1. An active vibration noise control device for canceling a vibration noise by making plural speakers output control sounds, comprising:

a basic signal generating unit which generates a basic signal based on a vibration noise frequency generated by a vibration noise source;

plural adaptive notch filters which generate control signals provided to each of the plural speakers by applying filter coefficients to the basic signal, in order to make the plural speakers generate the control sounds so that the vibration noise generated by the vibration noise source is canceled;

a microphone which detects a cancellation error between the vibration noise and the control sound, and outputs an error signal;

a reference signal generating unit which generates a reference signal from the basic signal based on transfer functions from the plural speakers to the microphone;

plural filter coefficient updating units which update the filter coefficients used by each of the plural adaptive notch filters based on the error signal and the reference signal so as to minimize the error signal;

a dip band determining unit which determines a dip band in which a transfer characteristic from the speaker to the microphone has a dip, based on amplitude characteristics of an output sound from the speaker;

a storage unit which stores the dip band determined by the dip band determining unit; and

a step-size parameter changing unit which changes a step-size parameter used for updating the filter coefficient of one or more filter coefficient updating units in the plural filter coefficient updating units,

wherein, when the vibration noise frequency is in the dip band stored in the storage unit, the step-size parameter changing unit changes the step-size parameter to a value smaller than a basic step-size parameter used when the vibration noise frequency is not in the dip band.

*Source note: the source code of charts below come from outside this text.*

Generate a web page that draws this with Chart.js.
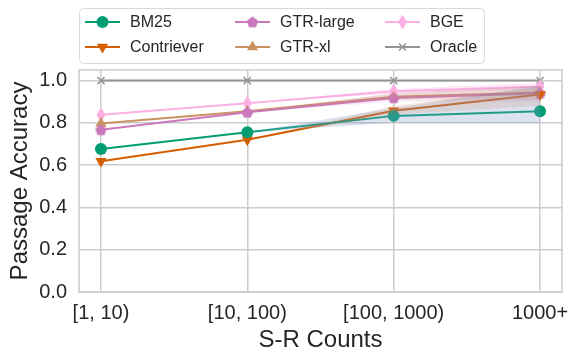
<!DOCTYPE html>
<html>
<head>
<meta charset="utf-8">
<script src="https://cdn.jsdelivr.net/npm/chart.js@4.4.1/dist/chart.umd.min.js"></script>
<style>
  html, body { margin: 0; padding: 0; background: #fff; }
  #wrap { width: 569px; height: 350px; position: relative; }
</style>
</head>
<body>
<div id="wrap"><canvas id="myChart" width="569" height="350"></canvas></div>
<script>
const categories = ['[1, 10)', '[10, 100)', '[100, 1000)', '1000+'];
const yTicks = [0.0, 0.2, 0.4, 0.6, 0.8, 1.0];

const bm25 = [0.676, 0.756, 0.833, 0.855];
const contriever = [0.618, 0.72, 0.857, 0.934];
const gtrLarge = [0.767, 0.85, 0.918, 0.94];
const gtrXl = [0.797, 0.855, 0.923, 0.943];
const bge = [0.838, 0.893, 0.95, 0.972];
const oracle = [1.0, 1.0, 1.0, 1.0];

// confidence bands (lower / upper)
const bm25Lo = [0.676, 0.756, 0.80, 0.80];
const bm25Hi = [0.676, 0.756, 0.87, 0.975];
const contrieverLo = [0.618, 0.72, 0.84, 0.88];
const contrieverHi = [0.618, 0.72, 0.88, 0.97];
const gtrLargeLo = [0.767, 0.85, 0.90, 0.90];
const gtrLargeHi = [0.767, 0.85, 0.94, 0.975];
const gtrXlLo = [0.797, 0.855, 0.91, 0.91];
const gtrXlHi = [0.797, 0.855, 0.94, 0.975];
const bgeLo = [0.838, 0.893, 0.94, 0.955];
const bgeHi = [0.838, 0.893, 0.96, 0.99];

const textColor = '#262626';
const gridColor = '#cccccc';
const fontFamily = '"Liberation Sans", Arial, sans-serif';

function makeMarker(shape, color) {
    const c = document.createElement('canvas');
    let w, h;
    if (shape === 'pentagon') { w = 13; h = 13; } else { w = 10; h = 16; }
    c.width = w; c.height = h;
    const g = c.getContext('2d');
    g.fillStyle = color;
    g.beginPath();
    if (shape === 'pentagon') {
        const r = 6;
        for (let i = 0; i < 5; i++) {
            const a = -Math.PI / 2 + i * 2 * Math.PI / 5;
            const px = w / 2 + r * Math.cos(a);
            const py = h / 2 + 0.5 + r * Math.sin(a);
            if (i === 0) g.moveTo(px, py); else g.lineTo(px, py);
        }
    } else {
        g.moveTo(w / 2, 0.5);
        g.lineTo(w - 0.5, h / 2);
        g.lineTo(w / 2, h - 0.5);
        g.lineTo(0.5, h / 2);
    }
    g.closePath();
    g.fill();
    return c;
}

function pts(arr) {
    return arr.map((v, i) => ({ x: i, y: v }));
}

const series = [
    { label: 'BM25', data: bm25, color: '#029e73', style: 'circle', radius: 6 },
    { label: 'Contriever', data: contriever, color: '#d55e00', style: 'triangle', radius: 6.5, rotation: 180 },
    { label: 'GTR-large', data: gtrLarge, color: '#cc78bc', style: makeMarker('pentagon', '#cc78bc'), radius: 6 },
    { label: 'GTR-xl', data: gtrXl, color: '#ca9161', style: 'triangle', radius: 6.5 },
    { label: 'BGE', data: bge, color: '#fbafe4', style: makeMarker('diamond', '#fbafe4'), radius: 7 },
    { label: 'Oracle', data: oracle, color: '#949494', style: 'crossRot', radius: 5 }
];

const bands = [
    { lo: bm25Lo, hi: bm25Hi, color: 'rgba(130,150,200,0.28)' },
    { lo: contrieverLo, hi: contrieverHi, color: 'rgba(213,94,0,0.14)' },
    { lo: gtrLargeLo, hi: gtrLargeHi, color: 'rgba(204,120,188,0.15)' },
    { lo: gtrXlLo, hi: gtrXlHi, color: 'rgba(202,145,97,0.2)' },
    { lo: bgeLo, hi: bgeHi, color: 'rgba(251,175,228,0.25)' }
];

const datasets = [];
bands.forEach(b => {
    datasets.push({ data: pts(b.lo), borderWidth: 0, pointRadius: 0, fill: false });
    datasets.push({ data: pts(b.hi), borderWidth: 0, pointRadius: 0, fill: '-1', backgroundColor: b.color });
});
series.forEach(s => {
    datasets.push({
        label: s.label,
        data: pts(s.data),
        borderColor: s.color,
        backgroundColor: s.color,
        borderWidth: 2,
        pointStyle: s.style,
        pointRadius: s.radius,
        pointRotation: s.rotation || 0,
        pointBorderWidth: s.style === 'crossRot' ? 1.5 : 0,
        pointBorderColor: s.color,
        pointBackgroundColor: s.color,
        fill: false
    });
});

const framePlugin = {
    id: 'frame',
    afterDraw(chart) {
        const ctx = chart.ctx;
        const a = chart.chartArea;
        ctx.save();
        ctx.strokeStyle = gridColor;
        ctx.lineWidth = 1.5;
        ctx.strokeRect(a.left, a.top, a.right - a.left, a.bottom - a.top);

        // legend box
        const lx = 79, ly = 8, lw = 405, lh = 55;
        ctx.fillStyle = '#fff';
        ctx.strokeStyle = '#d9d9d9';
        ctx.lineWidth = 1;
        ctx.beginPath();
        ctx.roundRect(lx + 0.5, ly + 0.5, lw, lh, 4);
        ctx.fill();
        ctx.stroke();

        const order = [0, 2, 4, 1, 3, 5];
        const colX = [85, 235, 385];
        const rowY = [22, 47];
        ctx.font = '16px ' + fontFamily;
        ctx.textBaseline = 'middle';
        order.forEach((si, k) => {
            const s = series[si];
            const x0 = colX[k % 3];
            const y0 = rowY[Math.floor(k / 3)];
            ctx.strokeStyle = s.color;
            ctx.lineWidth = 2;
            ctx.beginPath();
            ctx.moveTo(x0, y0);
            ctx.lineTo(x0 + 35, y0);
            ctx.stroke();
            ctx.fillStyle = s.color;
            ctx.lineWidth = 1.5;
            Chart.helpers.drawPoint(ctx, {
                pointStyle: s.style,
                radius: s.radius,
                rotation: s.rotation || 0,
                borderWidth: s.style === 'crossRot' ? 1.5 : 0
            }, x0 + 17.5, y0);
            ctx.fillStyle = textColor;
            ctx.fillText(s.label, x0 + 45, y0 + 1);
        });
        ctx.restore();
    }
};

const ctx = document.getElementById('myChart');
new Chart(ctx, {
    type: 'line',
    data: { datasets: datasets },
    options: {
        responsive: false,
        animation: false,
        layout: { padding: { top: 70, right: 6, left: 0, bottom: 0 } },
        plugins: {
            legend: { display: false },
            tooltip: { enabled: false }
        },
        scales: {
            x: {
                type: 'linear',
                min: -0.15,
                max: 3.15,
                afterBuildTicks: s => { s.ticks = categories.map((c, i) => ({ value: i })); },
                afterFit: s => { s.height = 58; s.paddingLeft = 0; s.paddingRight = 0; },
                grid: { color: gridColor, lineWidth: 1.5, drawTicks: false },
                border: { display: false },
                ticks: {
                    padding: 9,
                    color: textColor,
                    font: { family: fontFamily, size: 20 },
                    callback: (v) => categories[v],
                    maxRotation: 0,
                    autoSkip: false
                },
                title: {
                    display: true,
                    text: 'S-R Counts',
                    color: textColor,
                    font: { family: fontFamily, size: 24, lineHeight: 0.75 },
                    padding: { top: 0, bottom: 1 }
                }
            },
            y: {
                min: 0,
                max: 1.05,
                afterBuildTicks: s => { s.ticks = yTicks.map(v => ({ value: v })); },
                afterFit: s => { s.width = 79; s.paddingTop = 0; s.paddingBottom = 0; },
                grid: { color: gridColor, lineWidth: 1.5, drawTicks: false },
                border: { display: false },
                ticks: {
                    padding: 12,
                    color: textColor,
                    font: { family: fontFamily, size: 20 },
                    callback: v => v.toFixed(1)
                },
                title: {
                    display: true,
                    text: 'Passage Accuracy',
                    color: textColor,
                    font: { family: fontFamily, size: 24 },
                    padding: { top: 6, bottom: 0 }
                }
            }
        }
    },
    plugins: [framePlugin]
});
</script>
</body>
</html>
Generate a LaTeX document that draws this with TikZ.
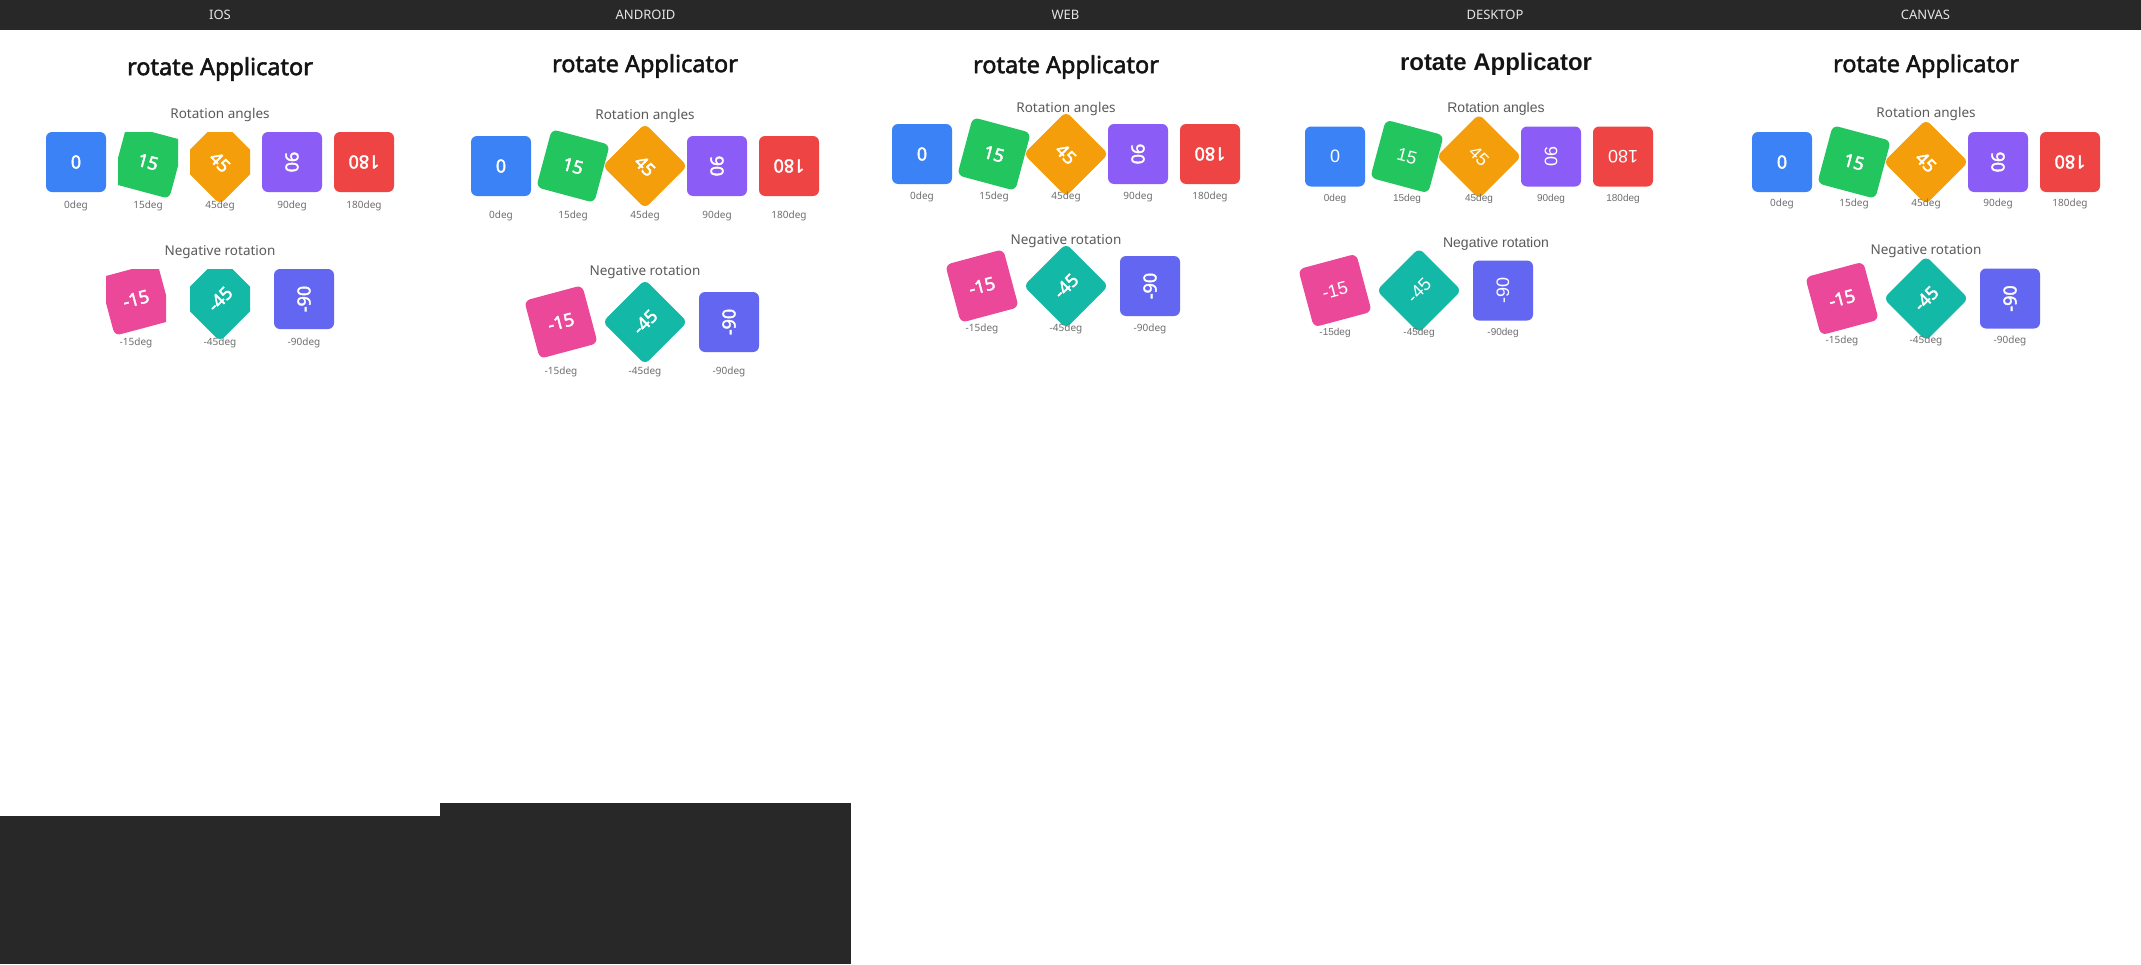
\documentclass[tikz,border=0pt]{standalone}
\usepackage{fontspec}
\setmainfont{Noto Sans}[AutoFakeBold=2.2]
\newfontfamily\deskfont{Liberation Sans}
\usepackage{tikz}
\usetikzlibrary{positioning}
\usepackage{xcolor}
\definecolor{rablue}{RGB}{59,130,246}
\definecolor{ragreen}{RGB}{34,197,94}
\definecolor{raorange}{RGB}{245,158,11}
\definecolor{rapurple}{RGB}{139,92,246}
\definecolor{rared}{RGB}{239,68,68}
\definecolor{rapink}{RGB}{236,72,153}
\definecolor{rateal}{RGB}{20,184,166}
\definecolor{raindigo}{RGB}{99,102,241}
\definecolor{rabar}{RGB}{40,40,40}
\definecolor{ratext}{RGB}{20,20,20}
\definecolor{ragray}{RGB}{90,90,90}
\definecolor{ralabel}{RGB}{110,110,110}
\def\colfont{\rmfamily}
\def\titlesize{23.5}
\def\subsize{13.5}
\def\boxweight{\bfseries}
\tikzstyle{rabox} = [rectangle, rounded corners=6pt, minimum size=60pt, inner sep=0pt, text=white, font=\colfont\fontsize{18}{18}\selectfont\boxweight]
\tikzstyle{ratitle} = [inner sep=0pt, text=ratext, font=\colfont\fontsize{\titlesize}{\titlesize}\selectfont\bfseries]
\tikzstyle{rasub} = [inner sep=0pt, text=ragray, font=\colfont\fontsize{\subsize}{\subsize}\selectfont]
\tikzstyle{radeg} = [inner sep=0pt, text=ralabel, font=\colfont\fontsize{10}{10}\selectfont]
\tikzstyle{rahead} = [inner sep=0pt, text=white!90!black, font=\fontsize{13}{13}\selectfont]

\begin{document}
\begin{tikzpicture}[x=1pt, y=-1pt]
\useasboundingbox (0,0) rectangle (2141,964);
\fill[white] (0,0) rectangle (2141,964);
% Platform bar
\fill[rabar] (0,0) rectangle (2141,30);
\fill[rabar] (0,816) rectangle (440,964);
\fill[rabar] (440,803) rectangle (851,964);
\node (hios) [rahead] at (220,15) {IOS};
\node (handroid) [rahead] at (645.5,15) {ANDROID};
\node (hweb) [rahead] at (1065.5,15) {WEB};
\node (hdesktop) [rahead] at (1495,15) {DESKTOP};
\node (hcanvas) [rahead] at (1925.5,15) {CANVAS};

% IOS
\node (iostitle) [ratitle] at (220,69) {rotate Applicator};
\node (iossub) [rasub] at (220,115) {Rotation angles};
\node (ios0) [rabox, fill=rablue] at (76,162) {0};
\begin{scope}
\clip (118,132) rectangle (178,210);
\node (ios15) [rabox, fill=ragreen, rotate=-15] at (148,162) {15};
\end{scope}
\begin{scope}
\clip (190,132) rectangle (250,215);
\node (ios45) [rabox, fill=raorange, rotate=-45] at (220,162) {45};
\end{scope}
\node (ios90) [rabox, fill=rapurple, rotate=-90] at (292,162) {90};
\node (ios180) [rabox, fill=rared, rotate=180] at (364,162) {180};
\node (ios0l) [radeg] at (76,206) {0deg};
\node (ios15l) [radeg] at (148,206) {15deg};
\node (ios45l) [radeg] at (220,206) {45deg};
\node (ios90l) [radeg] at (292,206) {90deg};
\node (ios180l) [radeg] at (364,206) {180deg};
\node (iosneg) [rasub] at (220,252) {Negative rotation};
\begin{scope}
\clip (106,269) rectangle (166,345);
\node (iosm15) [rabox, fill=rapink, rotate=15] at (136,299) {-15};
\end{scope}
\begin{scope}
\clip (190,269) rectangle (250,350);
\node (iosm45) [rabox, fill=rateal, rotate=45] at (220,299) {-45};
\end{scope}
\node (iosm90) [rabox, fill=raindigo, rotate=90] at (304,299) {-90};
\node (iosm15l) [radeg] at (136,343) {-15deg};
\node (iosm45l) [radeg] at (220,343) {-45deg};
\node (iosm90l) [radeg] at (304,343) {-90deg};

% ANDROID
\node (drtitle) [ratitle] at (645,66) {rotate Applicator};
\node (drsub) [rasub] at (645,116) {Rotation angles};
\node (dr0) [rabox, fill=rablue] at (501,166) {0};
\node (dr15) [rabox, fill=ragreen, rotate=-15] at (573,166) {15};
\node (dr45) [rabox, fill=raorange, rotate=-45] at (645,166) {45};
\node (dr90) [rabox, fill=rapurple, rotate=-90] at (717,166) {90};
\node (dr180) [rabox, fill=rared, rotate=180] at (789,166) {180};
\node (dr0l) [radeg] at (501,216) {0deg};
\node (dr15l) [radeg] at (573,216) {15deg};
\node (dr45l) [radeg] at (645,216) {45deg};
\node (dr90l) [radeg] at (717,216) {90deg};
\node (dr180l) [radeg] at (789,216) {180deg};
\node (drneg) [rasub] at (645,272) {Negative rotation};
\node (drm15) [rabox, fill=rapink, rotate=15] at (561,322) {-15};
\node (drm45) [rabox, fill=rateal, rotate=45] at (645,322) {-45};
\node (drm90) [rabox, fill=raindigo, rotate=90] at (729,322) {-90};
\node (drm15l) [radeg] at (561,372) {-15deg};
\node (drm45l) [radeg] at (645,372) {-45deg};
\node (drm90l) [radeg] at (729,372) {-90deg};

% WEB
\node (webtitle) [ratitle] at (1066,67) {rotate Applicator};
\node (websub) [rasub] at (1066,109) {Rotation angles};
\node (web0) [rabox, fill=rablue] at (922,154) {0};
\node (web15) [rabox, fill=ragreen, rotate=-15] at (994,154) {15};
\node (web45) [rabox, fill=raorange, rotate=-45] at (1066,154) {45};
\node (web90) [rabox, fill=rapurple, rotate=-90] at (1138,154) {90};
\node (web180) [rabox, fill=rared, rotate=180] at (1210,154) {180};
\node (web0l) [radeg] at (922,197) {0deg};
\node (web15l) [radeg] at (994,197) {15deg};
\node (web45l) [radeg] at (1066,197) {45deg};
\node (web90l) [radeg] at (1138,197) {90deg};
\node (web180l) [radeg] at (1210,197) {180deg};
\node (webneg) [rasub] at (1066,241) {Negative rotation};
\node (webm15) [rabox, fill=rapink, rotate=15] at (982,286) {-15};
\node (webm45) [rabox, fill=rateal, rotate=45] at (1066,286) {-45};
\node (webm90) [rabox, fill=raindigo, rotate=90] at (1150,286) {-90};
\node (webm15l) [radeg] at (982,329) {-15deg};
\node (webm45l) [radeg] at (1066,329) {-45deg};
\node (webm90l) [radeg] at (1150,329) {-90deg};

% DESKTOP
\begin{scope}
\def\colfont{\deskfont}
\def\titlesize{24}
\def\subsize{14}
\def\boxweight{\mdseries}
\node (dsktitle) [ratitle] at (1496,64) {rotate Applicator};
\node (dsksub) [rasub] at (1496,109) {Rotation angles};
\node (dsk0) [rabox, fill=rablue] at (1335,156.5) {0};
\node (dsk15) [rabox, fill=ragreen, rotate=-15] at (1407,156.5) {15};
\node (dsk45) [rabox, fill=raorange, rotate=-45] at (1479,156.5) {45};
\node (dsk90) [rabox, fill=rapurple, rotate=-90] at (1551,156.5) {90};
\node (dsk180) [rabox, fill=rared, rotate=180] at (1623,156.5) {180};
\node (dsk0l) [radeg] at (1335,199) {0deg};
\node (dsk15l) [radeg] at (1407,199) {15deg};
\node (dsk45l) [radeg] at (1479,199) {45deg};
\node (dsk90l) [radeg] at (1551,199) {90deg};
\node (dsk180l) [radeg] at (1623,199) {180deg};
\node (dskneg) [rasub] at (1496,244) {Negative rotation};
\node (dskm15) [rabox, fill=rapink, rotate=15] at (1335,290.5) {-15};
\node (dskm45) [rabox, fill=rateal, rotate=45] at (1419,290.5) {-45};
\node (dskm90) [rabox, fill=raindigo, rotate=90] at (1503,290.5) {-90};
\node (dskm15l) [radeg] at (1335,333) {-15deg};
\node (dskm45l) [radeg] at (1419,333) {-45deg};
\node (dskm90l) [radeg] at (1503,333) {-90deg};
\end{scope}

% CANVAS
\node (cvtitle) [ratitle] at (1926,66) {rotate Applicator};
\node (cvsub) [rasub] at (1926,114) {Rotation angles};
\node (cv0) [rabox, fill=rablue] at (1782,162) {0};
\node (cv15) [rabox, fill=ragreen, rotate=-15] at (1854,162) {15};
\node (cv45) [rabox, fill=raorange, rotate=-45] at (1926,162) {45};
\node (cv90) [rabox, fill=rapurple, rotate=-90] at (1998,162) {90};
\node (cv180) [rabox, fill=rared, rotate=180] at (2070,162) {180};
\node (cv0l) [radeg] at (1782,204) {0deg};
\node (cv15l) [radeg] at (1854,204) {15deg};
\node (cv45l) [radeg] at (1926,204) {45deg};
\node (cv90l) [radeg] at (1998,204) {90deg};
\node (cv180l) [radeg] at (2070,204) {180deg};
\node (cvneg) [rasub] at (1926,251) {Negative rotation};
\node (cvm15) [rabox, fill=rapink, rotate=15] at (1842,298.5) {-15};
\node (cvm45) [rabox, fill=rateal, rotate=45] at (1926,298.5) {-45};
\node (cvm90) [rabox, fill=raindigo, rotate=90] at (2010,298.5) {-90};
\node (cvm15l) [radeg] at (1842,341) {-15deg};
\node (cvm45l) [radeg] at (1926,341) {-45deg};
\node (cvm90l) [radeg] at (2010,341) {-90deg};
\end{tikzpicture}
\end{document}
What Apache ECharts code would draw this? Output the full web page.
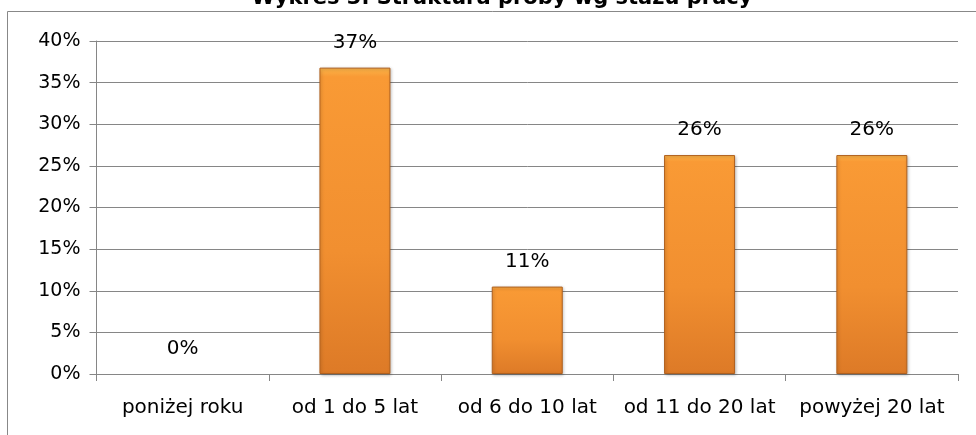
<!DOCTYPE html>
<html>
<head>
<meta charset="utf-8">
<script src="https://cdn.jsdelivr.net/npm/echarts@6/dist/echarts.min.js"></script>
<style>
html,body{margin:0;padding:0;background:#fff;}
#chart{width:976px;height:435px;}
</style>
</head>
<body>
<div id="chart"></div>
<script>
var titleText = 'Wykres 3. Struktura próby wg stażu pracy';
var categories = ['poniżej roku', 'od 1 do 5 lat', 'od 6 do 10 lat', 'od 11 do 20 lat', 'powyżej 20 lat'];
var values = [0, 0.368, 0.105, 0.263, 0.263];
var yTicks = { min: 0, max: 0.4, interval: 0.05 };

var chart = echarts.init(document.getElementById('chart'));
var pct = function (v) { return Math.round(v * 100) + '%'; };
var barData = values.map(function (v) {
  return v === 0 ? { value: v, itemStyle: { color: 'rgba(0,0,0,0)', borderWidth: 0, shadowBlur: 0, shadowColor: 'rgba(0,0,0,0)' } } : v;
});
var option = {
  animation: false,
  backgroundColor: '#ffffff',
  graphic: [
    { type: 'rect', shape: { x: 7.5, y: 11.5, width: 1200, height: 600 },
      style: { fill: 'none', stroke: '#888888', lineWidth: 1 }, z: -1 },
    { type: 'text', x: 502, y: 9,
      style: { text: titleText, fill: '#000', font: 'bold 21px "DejaVu Sans"',
               textAlign: 'center', textVerticalAlign: 'bottom' } }
  ],
  grid: { left: 96.5, right: 18, top: 41, bottom: 61, containLabel: false },
  xAxis: {
    type: 'category',
    data: categories,
    boundaryGap: true,
    axisLine: { show: true, lineStyle: { color: '#868686', width: 1 } },
    axisTick: { show: true, length: 7, alignWithLabel: false, lineStyle: { color: '#868686' } },
    axisLabel: { color: '#000', fontFamily: 'DejaVu Sans', fontSize: 20, margin: 24, interval: 0 }
  },
  yAxis: {
    type: 'value',
    min: yTicks.min, max: yTicks.max, interval: yTicks.interval,
    axisLine: { show: true, lineStyle: { color: '#868686', width: 1 } },
    axisTick: { show: true, length: 7, lineStyle: { color: '#868686' } },
    axisLabel: { color: '#000', fontFamily: 'DejaVu Sans', fontSize: 19, margin: 16, formatter: pct },
    splitLine: { show: true, lineStyle: { color: '#868686', width: 1 } }
  },
  series: [{
    type: 'bar',
    data: barData,
    barWidth: 71,
    itemStyle: {
      color: new echarts.graphic.LinearGradient(0, 0, 0, 1, [
        { offset: 0, color: '#FBB54A' },
        { offset: 0.03, color: '#F99A35' },
        { offset: 0.6, color: '#F18F30' },
        { offset: 1, color: '#DD7A27' }
      ]),
      borderColor: '#B0601E',
      borderWidth: 1,
      shadowColor: 'rgba(0,0,0,0.25)',
      shadowBlur: 3,
      shadowOffsetX: 1,
      shadowOffsetY: 1
    },
    label: {
      show: true, position: 'top', distance: 15,
      color: '#000', fontFamily: 'DejaVu Sans', fontSize: 20,
      formatter: function (p) { return pct(p.value); }
    }
  }]
};
chart.setOption(option);
</script>
</body>
</html>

2. The active vibration noise control device according to claim 1,

wherein, only for a speaker in the plural speakers which has such a frequency band that amplitude characteristics of the transfer functions are equal to or smaller than a predetermined value, the step-size parameter changing unit changes the step-size parameter for updating the filter coefficient used by the adaptive notch filter which generates the control signal of the speaker.

3. The active vibration noise control device according to claim 1,

wherein, only for a speaker in the plural speakers which is arranged adjacent to the microphone, the step-size parameter changing unit changes the step-size parameter for updating the filter coefficient used by the adaptive notch filter which generates the control signal of the speaker.

4. The active vibration noise control device according to claim 1,

wherein the step-size parameter changing unit sequentially compares amplitude information related to each of the transfer functions from the plural speakers to the microphone which is preliminarily stored for each frequency with a predetermined threshold value, and uses a frequency band in which the amplitude information is below the threshold value as the dip band.

5. The active vibration noise control device according to claim 1,

wherein the step-size parameter changing unit uses a frequency band in which amplitude characteristics of the transfer functions are equal to or smaller than a predetermined value as the dip band.

6. The active vibration noise control device according to claim 1,

wherein, with regard to amplitude characteristics of the transfer functions, the step-size parameter changing unit uses a value in accordance with a difference between an amplitude in the dip band and an amplitude in a frequency band other than the dip band as a changed value of the step-size parameter.